__What this task involves__
Write out, word for word, every line from the first one through the line that holds "plt.rcParams['mathtext.rm'] = 'Liberation", and nothing else; skip the pictures.

(Stored records)
* * * * *
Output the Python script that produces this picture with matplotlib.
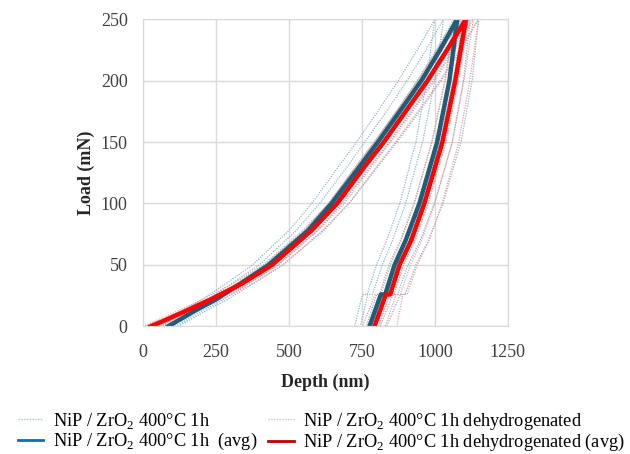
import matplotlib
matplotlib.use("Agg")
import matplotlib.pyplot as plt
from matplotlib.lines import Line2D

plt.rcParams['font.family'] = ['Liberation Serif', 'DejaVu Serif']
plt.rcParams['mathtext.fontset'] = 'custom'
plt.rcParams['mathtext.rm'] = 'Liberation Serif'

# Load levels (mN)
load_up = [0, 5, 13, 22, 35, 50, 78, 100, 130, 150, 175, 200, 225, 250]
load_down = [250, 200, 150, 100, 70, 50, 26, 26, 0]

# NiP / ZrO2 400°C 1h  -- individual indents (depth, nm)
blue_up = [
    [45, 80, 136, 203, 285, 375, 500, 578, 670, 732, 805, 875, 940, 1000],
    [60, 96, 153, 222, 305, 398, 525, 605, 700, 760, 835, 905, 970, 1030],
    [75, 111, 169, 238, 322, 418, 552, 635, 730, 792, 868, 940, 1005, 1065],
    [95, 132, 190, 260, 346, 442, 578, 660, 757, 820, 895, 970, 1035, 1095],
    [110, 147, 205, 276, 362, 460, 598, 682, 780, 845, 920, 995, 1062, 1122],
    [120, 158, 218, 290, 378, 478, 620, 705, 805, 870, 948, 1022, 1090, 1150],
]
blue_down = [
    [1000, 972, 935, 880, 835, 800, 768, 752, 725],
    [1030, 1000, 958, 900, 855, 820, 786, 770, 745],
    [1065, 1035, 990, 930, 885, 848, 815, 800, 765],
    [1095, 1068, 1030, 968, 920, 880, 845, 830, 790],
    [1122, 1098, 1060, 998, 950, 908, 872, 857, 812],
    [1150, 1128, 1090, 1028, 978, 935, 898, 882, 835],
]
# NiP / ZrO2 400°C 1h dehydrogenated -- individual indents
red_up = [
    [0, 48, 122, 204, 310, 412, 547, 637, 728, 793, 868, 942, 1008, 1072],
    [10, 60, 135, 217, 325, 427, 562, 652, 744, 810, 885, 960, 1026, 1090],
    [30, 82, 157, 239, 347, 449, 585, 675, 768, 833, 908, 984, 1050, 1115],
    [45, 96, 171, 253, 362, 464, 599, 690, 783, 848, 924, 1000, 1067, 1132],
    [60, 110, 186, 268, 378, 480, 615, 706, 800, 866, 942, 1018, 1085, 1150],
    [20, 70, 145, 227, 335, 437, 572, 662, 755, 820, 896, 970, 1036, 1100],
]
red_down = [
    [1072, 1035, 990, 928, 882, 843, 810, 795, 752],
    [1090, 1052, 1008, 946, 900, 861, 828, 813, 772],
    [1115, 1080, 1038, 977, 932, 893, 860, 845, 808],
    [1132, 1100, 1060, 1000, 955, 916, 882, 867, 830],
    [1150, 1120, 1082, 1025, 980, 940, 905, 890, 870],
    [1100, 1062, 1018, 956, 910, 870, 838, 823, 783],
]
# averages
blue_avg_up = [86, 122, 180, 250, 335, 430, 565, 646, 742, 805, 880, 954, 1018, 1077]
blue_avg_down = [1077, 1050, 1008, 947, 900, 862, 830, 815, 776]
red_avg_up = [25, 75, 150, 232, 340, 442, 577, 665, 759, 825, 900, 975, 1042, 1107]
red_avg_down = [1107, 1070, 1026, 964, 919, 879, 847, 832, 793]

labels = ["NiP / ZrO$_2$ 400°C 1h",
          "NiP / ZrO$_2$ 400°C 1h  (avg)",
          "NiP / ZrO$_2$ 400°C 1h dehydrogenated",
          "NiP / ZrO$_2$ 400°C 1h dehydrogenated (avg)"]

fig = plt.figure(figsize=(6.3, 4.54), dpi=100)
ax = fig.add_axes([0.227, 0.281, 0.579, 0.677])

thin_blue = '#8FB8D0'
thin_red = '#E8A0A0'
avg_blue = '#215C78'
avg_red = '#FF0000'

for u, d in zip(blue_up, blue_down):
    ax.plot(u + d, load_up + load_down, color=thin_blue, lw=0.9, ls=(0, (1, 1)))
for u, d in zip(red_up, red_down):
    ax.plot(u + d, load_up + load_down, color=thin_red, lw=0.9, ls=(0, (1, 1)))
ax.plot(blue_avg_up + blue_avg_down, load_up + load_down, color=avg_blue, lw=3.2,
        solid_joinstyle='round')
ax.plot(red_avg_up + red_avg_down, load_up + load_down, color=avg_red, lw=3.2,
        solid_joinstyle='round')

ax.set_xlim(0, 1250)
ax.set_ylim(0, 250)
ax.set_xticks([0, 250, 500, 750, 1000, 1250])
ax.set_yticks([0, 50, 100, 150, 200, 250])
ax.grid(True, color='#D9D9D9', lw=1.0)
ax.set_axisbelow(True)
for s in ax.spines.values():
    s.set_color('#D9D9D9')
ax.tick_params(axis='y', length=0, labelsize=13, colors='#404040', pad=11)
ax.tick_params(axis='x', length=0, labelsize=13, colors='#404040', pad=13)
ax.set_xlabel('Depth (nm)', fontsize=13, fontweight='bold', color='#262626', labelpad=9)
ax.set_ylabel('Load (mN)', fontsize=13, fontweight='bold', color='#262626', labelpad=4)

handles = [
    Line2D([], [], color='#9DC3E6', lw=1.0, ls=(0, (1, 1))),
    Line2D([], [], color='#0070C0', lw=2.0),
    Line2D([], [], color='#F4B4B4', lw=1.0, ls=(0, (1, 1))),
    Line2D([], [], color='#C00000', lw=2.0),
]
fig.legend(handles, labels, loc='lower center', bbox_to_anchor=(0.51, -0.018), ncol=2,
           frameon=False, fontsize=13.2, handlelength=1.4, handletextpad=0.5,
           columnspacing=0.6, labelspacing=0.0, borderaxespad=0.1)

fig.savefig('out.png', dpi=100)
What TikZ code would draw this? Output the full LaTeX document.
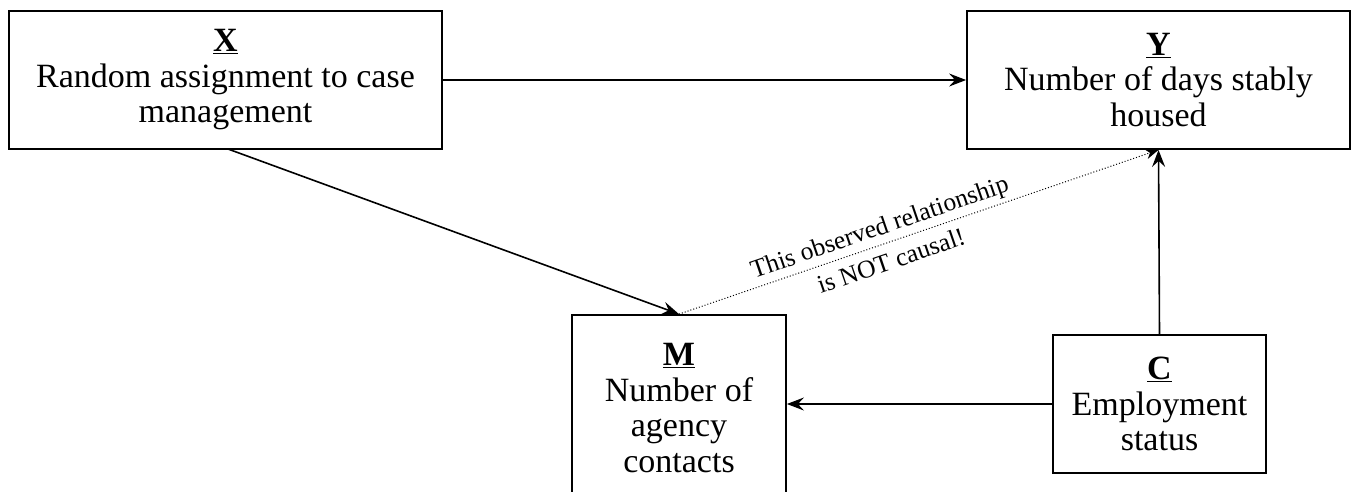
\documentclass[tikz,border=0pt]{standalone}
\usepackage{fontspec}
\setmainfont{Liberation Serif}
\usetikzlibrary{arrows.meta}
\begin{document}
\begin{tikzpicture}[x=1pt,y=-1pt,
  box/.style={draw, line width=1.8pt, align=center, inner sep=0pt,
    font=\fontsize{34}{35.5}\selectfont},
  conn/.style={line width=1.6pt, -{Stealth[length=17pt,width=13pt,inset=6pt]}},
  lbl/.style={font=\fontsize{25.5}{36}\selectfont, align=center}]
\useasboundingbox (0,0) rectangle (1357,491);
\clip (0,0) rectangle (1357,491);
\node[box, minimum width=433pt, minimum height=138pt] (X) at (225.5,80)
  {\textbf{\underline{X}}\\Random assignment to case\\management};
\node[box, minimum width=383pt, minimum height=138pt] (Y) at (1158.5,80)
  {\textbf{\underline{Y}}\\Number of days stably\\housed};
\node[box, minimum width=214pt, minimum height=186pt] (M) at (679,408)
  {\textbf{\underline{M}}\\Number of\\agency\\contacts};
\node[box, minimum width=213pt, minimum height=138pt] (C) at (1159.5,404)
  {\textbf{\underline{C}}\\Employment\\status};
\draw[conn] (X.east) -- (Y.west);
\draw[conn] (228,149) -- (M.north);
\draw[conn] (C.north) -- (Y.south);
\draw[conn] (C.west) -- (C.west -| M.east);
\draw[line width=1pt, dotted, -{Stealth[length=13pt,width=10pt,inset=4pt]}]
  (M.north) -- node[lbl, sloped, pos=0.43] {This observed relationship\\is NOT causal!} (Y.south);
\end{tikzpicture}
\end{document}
* * * * *
__Solution to this exercise__
Output the Python script that produces this picture with matplotlib.
import matplotlib
matplotlib.use("Agg")
import matplotlib.pyplot as plt
from matplotlib.lines import Line2D

plt.rcParams['font.family'] = ['Liberation Serif', 'DejaVu Serif']
plt.rcParams['mathtext.fontset'] = 'custom'
plt.rcParams['mathtext.rm'] = 'Liberation Serif'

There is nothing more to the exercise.